=== Goal ===
Line by line, repeat the data below exactly, beginning at the first line and ending at the line with "pink = '#f9d1dc'". Omit pictures.

## Start Information shown

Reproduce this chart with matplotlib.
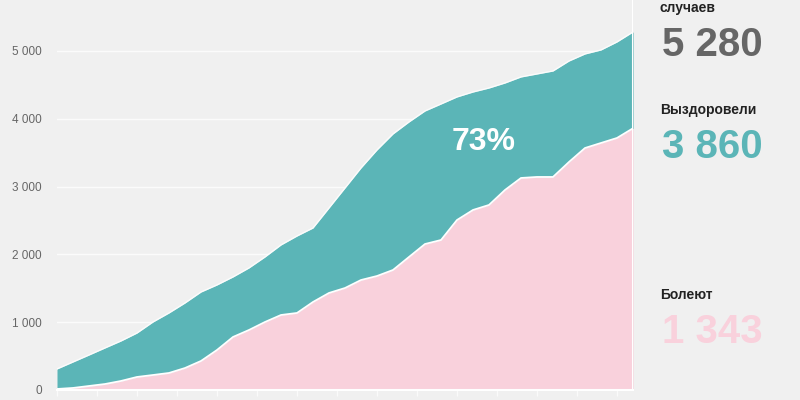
import numpy as np
import matplotlib.pyplot as plt

plt.rcParams['font.family'] = ['Liberation Sans', 'DejaVu Sans']

# days since start, every 2 days
days = list(range(0, 73, 2))
total_cases = [310, 413, 516, 620, 723, 840, 1003, 1136, 1283, 1445,
               1549, 1667, 1800, 1962, 2139, 2271, 2389, 2684, 2979, 3274,
               3540, 3776, 3953, 4115, 4218, 4322, 4395, 4454, 4528, 4617,
               4661, 4705, 4852, 4956, 5015, 5133, 5280]
recovered = [15, 30, 59, 88, 133, 192, 221, 251, 324, 428,
             590, 782, 885, 1003, 1106, 1136, 1298, 1431, 1504, 1622,
             1681, 1770, 1962, 2153, 2212, 2507, 2655, 2729, 2950, 3127,
             3142, 3142, 3363, 3569, 3643, 3717, 3860]
y_ticks = [0, 1000, 2000, 3000, 4000, 5000]
y_labels = ['0', '1 000', '2 000', '3 000', '4 000', '5 000']

bg = '#f0f0f0'
teal = '#5bb5b7'
pink = '#f9d1dc'

fig = plt.figure(figsize=(8, 4), dpi=100, facecolor=bg)
ax = fig.add_axes([57 / 800, 10 / 400, 576 / 800, 390 / 400])
ax.set_facecolor(bg)

ax.fill_between(days, recovered, total_cases, color=teal, lw=0, zorder=2)
ax.fill_between(days, 0, recovered, color=pink, lw=0, zorder=2)
ax.plot(days, recovered, color='white', lw=1.3, zorder=3)
ax.plot(days, total_cases, color='white', lw=1.0, alpha=0.8, zorder=3)
ax.axvline(days[-1], color='white', lw=1.5, zorder=3)

ax.set_xlim(0, 72)
ax.set_ylim(0, 5752)
ax.set_yticks(y_ticks)
ax.set_yticklabels(y_labels, fontsize=8.5, color='#666666')
ax.set_xticks(range(0, 73, 5))
ax.set_xticklabels([])
ax.tick_params(axis='y', length=0, pad=11)
ax.tick_params(axis='x', length=4, color='#fafafa', width=1)
ax.grid(axis='y', color='#fbfbfb', lw=1, zorder=1)
for s in ['top', 'right', 'left']:
    ax.spines[s].set_visible(False)
ax.spines['bottom'].set_color('white')
ax.spines['bottom'].set_linewidth(1.5)

ax.text(0.74, 0.636, '73%', transform=ax.transAxes, ha='center', va='center',
        fontsize=23, fontweight='bold', color='white', zorder=4)

fig.text(660 / 800, 1 - 8 / 400, 'случаев', fontsize=10, fontweight='bold',
         color='#222222', va='center', ha='left')
fig.text(662 / 800, 1 - 45 / 400, '5 280', fontsize=29, fontweight='bold',
         color='#666666', va='center', ha='left')
fig.text(660 / 800, 1 - 110 / 400, 'Выздоровели', fontsize=10, fontweight='bold',
         color='#222222', va='center', ha='left')
fig.text(662 / 800, 1 - 147 / 400, '3 860', fontsize=29, fontweight='bold',
         color=teal, va='center', ha='left')
fig.text(660 / 800, 1 - 295 / 400, 'Болеют', fontsize=10, fontweight='bold',
         color='#222222', va='center', ha='left')
fig.text(662 / 800, 1 - 332 / 400, '1 343', fontsize=29, fontweight='bold',
         color=pink, va='center', ha='left')

fig.savefig('out.png', dpi=100, facecolor=bg)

## End Information shown

=== Result of this exercise ===
Reproduce this chart with matplotlib.
import numpy as np
import matplotlib.pyplot as plt

plt.rcParams['font.family'] = ['Liberation Sans', 'DejaVu Sans']

# days since start, every 2 days
days = list(range(0, 73, 2))
total_cases = [310, 413, 516, 620, 723, 840, 1003, 1136, 1283, 1445,
               1549, 1667, 1800, 1962, 2139, 2271, 2389, 2684, 2979, 3274,
               3540, 3776, 3953, 4115, 4218, 4322, 4395, 4454, 4528, 4617,
               4661, 4705, 4852, 4956, 5015, 5133, 5280]
recovered = [15, 30, 59, 88, 133, 192, 221, 251, 324, 428,
             590, 782, 885, 1003, 1106, 1136, 1298, 1431, 1504, 1622,
             1681, 1770, 1962, 2153, 2212, 2507, 2655, 2729, 2950, 3127,
             3142, 3142, 3363, 3569, 3643, 3717, 3860]
y_ticks = [0, 1000, 2000, 3000, 4000, 5000]
y_labels = ['0', '1 000', '2 000', '3 000', '4 000', '5 000']

bg = '#f0f0f0'
teal = '#5bb5b7'
pink = '#f9d1dc'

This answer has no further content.